What is needed: Restate exactly the lines that run from the start of the records below to the line containing "const legendL = 48;", counting both ends, and nothing else; pictures stay out.

++++

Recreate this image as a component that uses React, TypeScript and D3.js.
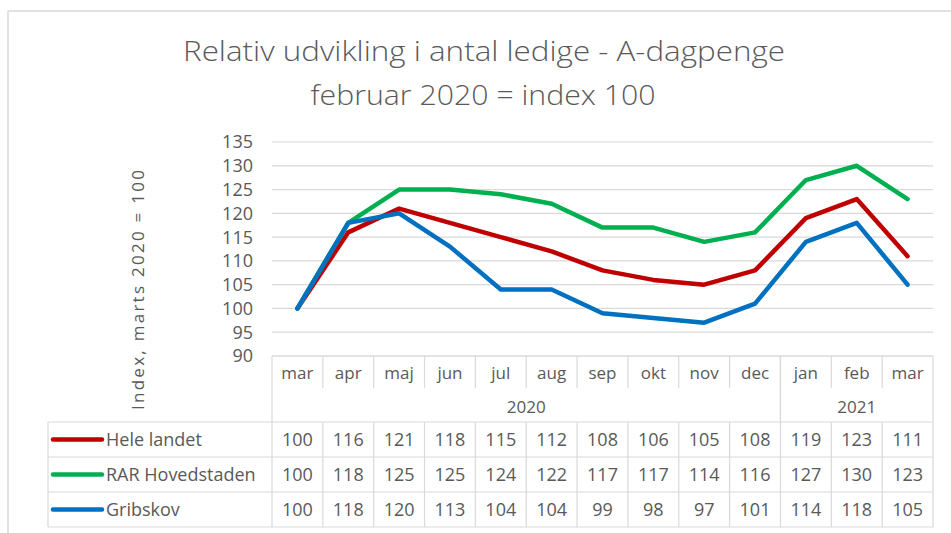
import React from "react";
import * as d3 from "d3";

const months = ["mar", "apr", "maj", "jun", "jul", "aug", "sep", "okt", "nov", "dec", "jan", "feb", "mar"];
const years = [
  { label: "2020", from: 0, to: 9 },
  { label: "2021", from: 10, to: 12 },
];
const heleLandet = [100, 116, 121, 118, 115, 112, 108, 106, 105, 108, 119, 123, 111];
const rarHovedstaden = [100, 118, 125, 125, 124, 122, 117, 117, 114, 116, 127, 130, 123];
const gribskov = [100, 118, 120, 113, 104, 104, 99, 98, 97, 101, 114, 118, 105];
const yTicks = [90, 95, 100, 105, 110, 115, 120, 125, 130, 135];

const series = [
  { name: "Hele landet", values: heleLandet, color: "#C00000" },
  { name: "RAR Hovedstaden", values: rarHovedstaden, color: "#00B050" },
  { name: "Gribskov", values: gribskov, color: "#0070C0" },
];

const W = 951;
const H = 533;
const plotL = 272;
const plotR = 933;
const grid = "#d9d9d9";
const textColor = "#595959";
const font = "'Open Sans', 'DejaVu Sans', sans-serif";

export default function App() {
  const x = d3.scaleBand<number>().domain(months.map((_, i) => i)).range([plotL, plotR]);
  const y = d3.scaleLinear().domain([90, 135]).range([356, 142]);
  const cx = (i: number) => (x(i) as number) + x.bandwidth() / 2;
  const line = d3
    .line<number>()
    .x((_, i) => cx(i))
    .y((v) => y(v));

  const tableTop = y(90);
  const monthRowBottom = 388;
  const yearRowBottom = 422;
  const rowH = 35;
  const legendL = 48;

  return (
    <svg
      width={W}
      height={H}
      style={{ position: "absolute", left: 0, top: 0, background: "#fff" }}
      fontFamily={font}
    >
      <rect x={0} y={0} width={W} height={H} fill="#fff" />
      {/* outer chart border */}
      <line x1={8} y1={11} x2={W} y2={11} stroke={grid} strokeWidth={1.5} />
      <line x1={8} y1={11} x2={8} y2={H} stroke={grid} strokeWidth={1.5} />

      {/* title */}
      <text x={484} y={61} textAnchor="middle" fontSize={28} fill={textColor} textLength={602} lengthAdjust="spacingAndGlyphs" fontWeight={300}>
        Relativ udvikling i antal ledige - A-dagpenge
      </text>
      <text x={483} y={105} textAnchor="middle" fontSize={28} fill={textColor} textLength={345} lengthAdjust="spacingAndGlyphs" fontWeight={300}>
        februar 2020 = index 100
      </text>

      {/* gridlines */}
      {yTicks.map((t) => (
        <line key={t} x1={plotL} x2={plotR} y1={y(t)} y2={y(t)} stroke={grid} strokeWidth={1.2} />
      ))}
      {/* y tick labels */}
      {yTicks.map((t) => (
        <text key={"l" + t} x={253} y={y(t)} dy="0.36em" textAnchor="end" fontSize={18} fill={textColor}>
          {t}
        </text>
      ))}
      {/* y axis title */}
      <text
        transform={`translate(144,290) rotate(-90)`}
        textAnchor="middle"
        fontSize={17}
        fill={textColor}
        textLength={240}
        lengthAdjust="spacing"
      >
        Index, marts 2020 = 100
      </text>

      {/* lines */}
      {series.map((s) => (
        <path
          key={s.name}
          d={line(s.values) || ""}
          fill="none"
          stroke={s.color}
          strokeWidth={4.5}
          strokeLinejoin="round"
          strokeLinecap="round"
        />
      ))}

      {/* data table header */}
      <line x1={plotL} x2={plotR} y1={tableTop} y2={tableTop} stroke={grid} strokeWidth={1.2} />
      {months.map((m, i) => (
        <g key={"m" + i}>
          {i > 0 && (
            <line x1={x(i)} x2={x(i)} y1={tableTop} y2={monthRowBottom} stroke={grid} strokeWidth={1.2} />
          )}
          <text x={cx(i)} y={373} dy="0.36em" textAnchor="middle" fontSize={17} fill={textColor}>
            {m}
          </text>
        </g>
      ))}
      {years.map((yr) => {
        const x0 = x(yr.from) as number;
        const x1 = (x(yr.to) as number) + x.bandwidth();
        return (
          <g key={yr.label}>
            <line x1={x0} x2={x0} y1={tableTop} y2={yearRowBottom} stroke={grid} strokeWidth={1.2} />
            <line x1={x1} x2={x1} y1={tableTop} y2={yearRowBottom} stroke={grid} strokeWidth={1.2} />
            <text x={(x0 + x1) / 2} y={407} dy="0.36em" textAnchor="middle" fontSize={17} fill={textColor}>
              {yr.label}
            </text>
          </g>
        );
      })}

      {/* data rows */}
      {series.map((s, r) => {
        const top = yearRowBottom + r * rowH;
        const mid = top + rowH / 2;
        return (
          <g key={"row" + s.name}>
            <line x1={legendL} x2={plotR} y1={top} y2={top} stroke={grid} strokeWidth={1.2} />
            <line x1={legendL} x2={legendL} y1={top} y2={top + rowH} stroke={grid} strokeWidth={1.2} />
            <line x1={53} x2={102} y1={mid} y2={mid} stroke={s.color} strokeWidth={4.5} strokeLinecap="round" />
            <text x={106} y={mid} dy="0.36em" fontSize={18} fill={textColor}>
              {s.name}
            </text>
            {s.values.map((v, i) => (
              <g key={i}>
                <line x1={x(i)} x2={x(i)} y1={top} y2={top + rowH} stroke={grid} strokeWidth={1.2} />
                <text x={cx(i)} y={mid} dy="0.36em" textAnchor="middle" fontSize={18} fill={textColor}>
                  {v}
                </text>
              </g>
            ))}
            <line x1={plotR} x2={plotR} y1={top} y2={top + rowH} stroke={grid} strokeWidth={1.2} />
          </g>
        );
      })}
      <line x1={legendL} x2={plotR} y1={yearRowBottom + 3 * rowH} y2={yearRowBottom + 3 * rowH} stroke={grid} strokeWidth={1.2} />
    </svg>
  );
}
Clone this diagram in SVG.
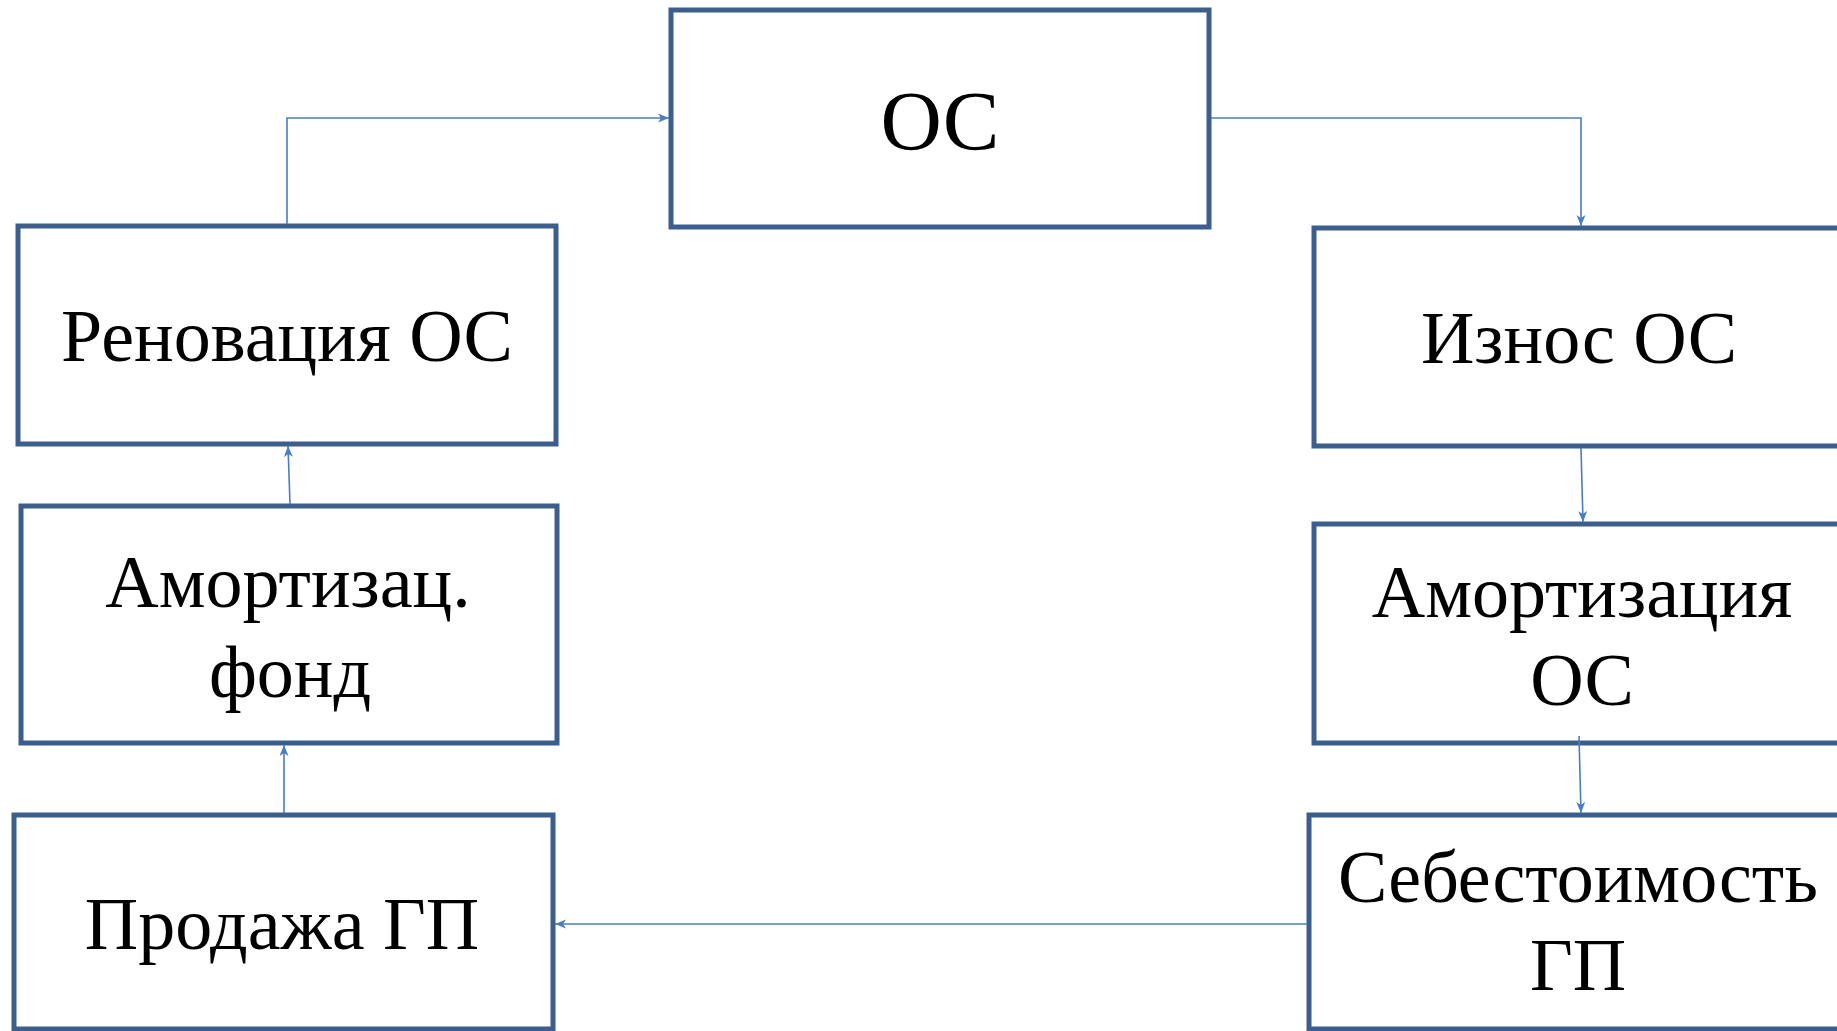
<svg xmlns="http://www.w3.org/2000/svg" width="1837" height="1031" viewBox="0 0 1837 1031">
<style>
.box{fill:#ffffff;stroke:#3B5E8C;stroke-width:5;stroke-linejoin:miter}
.t{font-family:"Liberation Serif","Times New Roman",serif;font-size:74px;fill:#000000;text-anchor:middle}
.c{fill:none;stroke:#4A7EBB;stroke-width:1.6}
</style>
<defs>
<marker id="ah" markerUnits="userSpaceOnUse" markerWidth="12" markerHeight="10" refX="11" refY="4.5" orient="auto">
<path d="M0,0 L11,4.5 L0,9 L3,4.5 z" fill="#4A7EBB"/>
</marker>
</defs>
<rect width="1837" height="1031" fill="#ffffff"/>
<g id="node-os">
<rect class="box" x="671" y="10" width="538" height="217"/>
<text class="t" x="940" y="150" style="font-size:85px">ОС</text>
</g>
<g id="node-renovation">
<rect class="box" x="18" y="226" width="538" height="218"/>
<text class="t" x="287" y="361">Реновация ОС</text>
</g>
<g id="node-iznos">
<rect class="box" x="1314" y="228" width="532" height="218"/>
<text class="t" x="1579" y="363">Износ ОС</text>
</g>
<g id="node-fond">
<rect class="box" x="21" y="506" width="536" height="237"/>
<text class="t" x="288" y="607">Амортизац.</text>
<text class="t" x="290" y="697">фонд</text>
</g>
<g id="node-amort">
<rect class="box" x="1314" y="524" width="532" height="219"/>
<text class="t" x="1582" y="617">Амортизация</text>
<text class="t" x="1582" y="705">ОС</text>
</g>
<g id="node-prodazha">
<rect class="box" x="14" y="815" width="539" height="214"/>
<text class="t" x="282" y="949">Продажа ГП</text>
</g>
<g id="node-sebest">
<rect class="box" x="1309" y="815" width="537" height="214"/>
<text class="t" x="1578" y="902">Себестоимость</text>
<text class="t" x="1578" y="990">ГП</text>
</g>
<g id="connectors">
<path class="c" d="M287,224 V118 H669" marker-end="url(#ah)"/>
<path class="c" d="M1211,118 H1581 V226" marker-end="url(#ah)"/>
<path class="c" d="M1581,448 L1583,522" marker-end="url(#ah)"/>
<path class="c" d="M1579,736 L1581,813" marker-end="url(#ah)"/>
<path class="c" d="M1307,924 H555" marker-end="url(#ah)"/>
<path class="c" d="M284,813 V745" marker-end="url(#ah)"/>
<path class="c" d="M290,504 L288,446" marker-end="url(#ah)"/>
</g>
</svg>
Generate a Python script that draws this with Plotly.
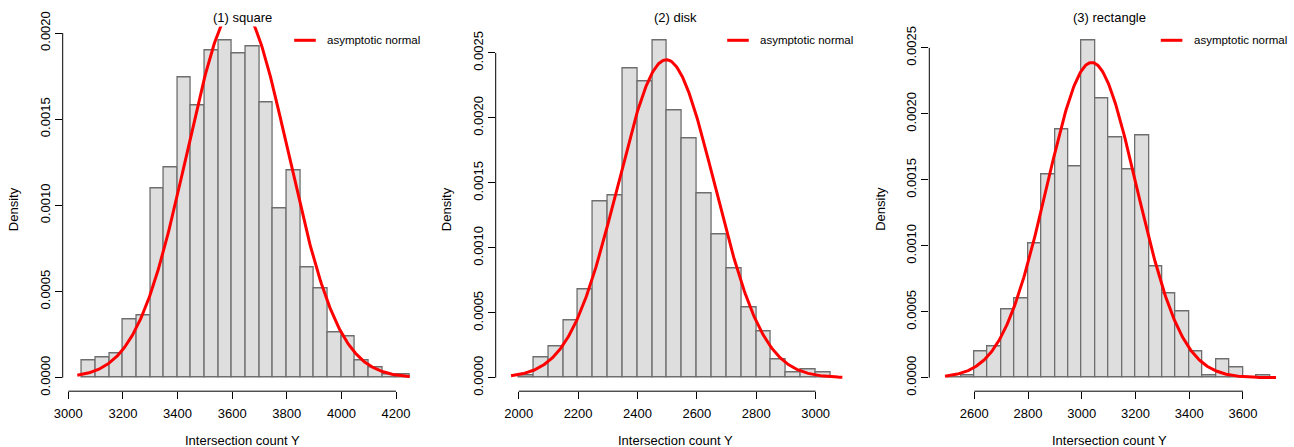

++++

Reply to the exercise:
Recreate this image as a component that uses React, TypeScript and D3.js.
import React from "react";
import * as d3 from "d3";

const months = ["mar", "apr", "maj", "jun", "jul", "aug", "sep", "okt", "nov", "dec", "jan", "feb", "mar"];
const years = [
  { label: "2020", from: 0, to: 9 },
  { label: "2021", from: 10, to: 12 },
];
const heleLandet = [100, 116, 121, 118, 115, 112, 108, 106, 105, 108, 119, 123, 111];
const rarHovedstaden = [100, 118, 125, 125, 124, 122, 117, 117, 114, 116, 127, 130, 123];
const gribskov = [100, 118, 120, 113, 104, 104, 99, 98, 97, 101, 114, 118, 105];
const yTicks = [90, 95, 100, 105, 110, 115, 120, 125, 130, 135];

const series = [
  { name: "Hele landet", values: heleLandet, color: "#C00000" },
  { name: "RAR Hovedstaden", values: rarHovedstaden, color: "#00B050" },
  { name: "Gribskov", values: gribskov, color: "#0070C0" },
];

const W = 951;
const H = 533;
const plotL = 272;
const plotR = 933;
const grid = "#d9d9d9";
const textColor = "#595959";
const font = "'Open Sans', 'DejaVu Sans', sans-serif";

export default function App() {
  const x = d3.scaleBand<number>().domain(months.map((_, i) => i)).range([plotL, plotR]);
  const y = d3.scaleLinear().domain([90, 135]).range([356, 142]);
  const cx = (i: number) => (x(i) as number) + x.bandwidth() / 2;
  const line = d3
    .line<number>()
    .x((_, i) => cx(i))
    .y((v) => y(v));

  const tableTop = y(90);
  const monthRowBottom = 388;
  const yearRowBottom = 422;
  const rowH = 35;
  const legendL = 48;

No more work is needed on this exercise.